The defendant now moves to set aside the resentence on the ground that the original sentence to Elmira was a legal sentence and could not be interrupted after the imprisonment had commenced (Penal Law, § 2188; Code Crim. Pro., § 470-a).

Section 2185 of the Penal Law (the Elmira statute, so-called) provides as follows: “ A male between the ages of sixteen and thirty, convicted of a felony, who has not theretofore been convicted of a crime punishable by imprisonment in a state prison, may, in the discretion of the trial court, be sentenced to imprisonment in the Elmira reformatory, to be there confined under the provisions of law-relating to that reformatory.”

The common-law rule for computation of age is that a person attains a given age on the day preceding the anniversary of his birth (Matter of Bardol, 253 App. Div. 498, 254 App. Div. 647, affd. 278 N. Y. 543). Thus, the defendant was thirty years of age when originally sentenced and would not attain the age of thirty-one until the day preceding the thirty-first anniversary of his birth. This is not only the common-law rule still in full force as the law of this State, but is within the popular acceptance and meaning of one’s age.

There appears to be no reported decision or controlling authority in this State concerning the phrase ‘ ‘ between the ages of sixteen and thirty ”, as used in section 2185 of the Penal Law.
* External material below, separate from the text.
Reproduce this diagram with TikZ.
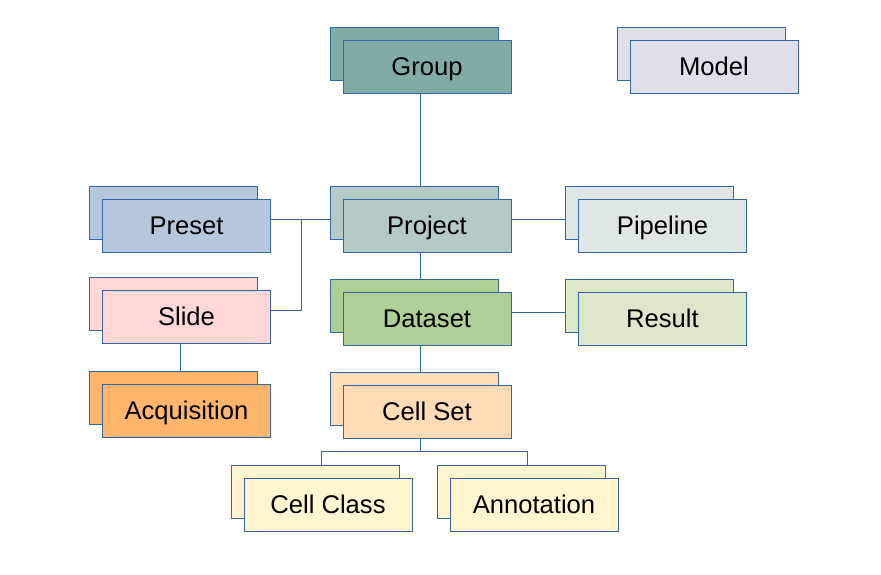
\documentclass[tikz,border=0pt]{standalone}
\usepackage{fontspec}
\setmainfont{Liberation Sans}
\usetikzlibrary{shadows}

\definecolor{edgeblue}{HTML}{3465A4}
\definecolor{groupc}{HTML}{81ACA6}
\definecolor{modelc}{HTML}{E0DEE8}
\definecolor{projectc}{HTML}{B3CAC7}
\definecolor{presetc}{HTML}{B4C7DC}
\definecolor{pipelinec}{HTML}{DEE6E6}
\definecolor{slidec}{HTML}{FFD7D7}
\definecolor{datasetc}{HTML}{AFD095}
\definecolor{resultc}{HTML}{DDE8CB}
\definecolor{acqc}{HTML}{FFB66C}
\definecolor{cellsetc}{HTML}{FFDBB6}
\definecolor{cellc}{HTML}{FFF5CE}

\tikzset{
    entity/.style={draw=edgeblue, line width=0.9pt, fill=#1,
        minimum width=168pt, minimum height=53pt,
        text height=20.6pt, text depth=2pt,
        font=\fontsize{25.6}{31}\selectfont,
        copy shadow={shadow xshift=-13pt, shadow yshift=13pt}},
    link/.style={draw=edgeblue, line width=0.8pt}
}

\begin{document}
\begin{tikzpicture}[x=1pt,y=-1pt]
    \useasboundingbox (0,0) rectangle (881,575);

    \node[entity=groupc] (grp) at (427,66.5) {Group};
    \node[entity=modelc] (mdl) at (714,66.5) {Model};

    \node[entity=presetc] (pre) at (186.5,225.5) {Preset};
    \node[entity=projectc] (prj) at (427,225.5) {Project};
    \node[entity=pipelinec] (pip) at (662.5,225.5) {Pipeline};

    \node[entity=slidec] (sld) at (186.5,316.5) {Slide};
    \node[entity=datasetc] (dst) at (427,318.5) {Dataset};
    \node[entity=resultc] (res) at (662.5,318.5) {Result};

    \node[entity=acqc] (acq) at (186.5,410.5) {Acquisition};
    \node[entity=cellsetc] (cst) at (427,411.5) {Cell Set};

    \node[entity=cellc] (ccl) at (328,504.5) {Cell Class};
    \node[entity=cellc] (ann) at (534,504.5) {Annotation};

    % tree links
    \draw[link] ([xshift=-6.5pt]grp.south) -- ([xshift=-6.5pt,yshift=13pt]prj.north);
    \draw[link] ([xshift=-6.5pt]prj.south) -- ([xshift=-6.5pt,yshift=13pt]dst.north);
    \draw[link] ([xshift=-6.5pt]dst.south) -- ([xshift=-6.5pt,yshift=13pt]cst.north);
    \draw[link] ([xshift=-6.5pt]sld.south) -- ([xshift=-6.5pt,yshift=13pt]acq.north);

    \draw[link] ([yshift=6.5pt]pre.east) -- ([xshift=-13pt,yshift=6.5pt]prj.west);
    \draw[link] ([yshift=6.5pt]sld.east) -| ([xshift=30pt,yshift=6.5pt]pre.east);
    \draw[link] ([yshift=6.5pt]prj.east) -- ([xshift=-13pt,yshift=6.5pt]pip.west);
    \draw[link] ([yshift=6.5pt]dst.east) -- ([xshift=-13pt,yshift=6.5pt]res.west);

    \draw[link] ([xshift=-6.5pt]cst.south) -- ++(0,13)
        -| ([xshift=-6.5pt,yshift=13pt]ccl.north);
    \draw[link] ([xshift=-6.5pt]cst.south) ++(0,13)
        -| ([xshift=-6.5pt,yshift=13pt]ann.north);
\end{tikzpicture}
\end{document}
If it was the intention of the Legislature to restrict the operation of the Elmira statute to males under thirty, it would have so expressly stated, as.it did in the very preceding section (2184-a) dealing with sentence of males to the New York State Vocational Institution at Coxsackie, who are “ sixteen years of age or over, but less than nineteen years of age ”.

It follows, therefore, that both terminal ages are included, and that one who has reached the age of thirty, but has not *748attained his thirty-first birthday, may be sentenced to Elmira Reformatory.

The original sentence to Elmira Reformatory was a legal sentence. The order of resentence dated December 6, 1948, should be vacated, the original sentence dated October 19, 1948, reinstated, and the defendant ordered removed from Sing Sing Prison to Elmira Reformatory, there to be dealt with in accordance with the provisions of the said original sentence. Settle order on notice.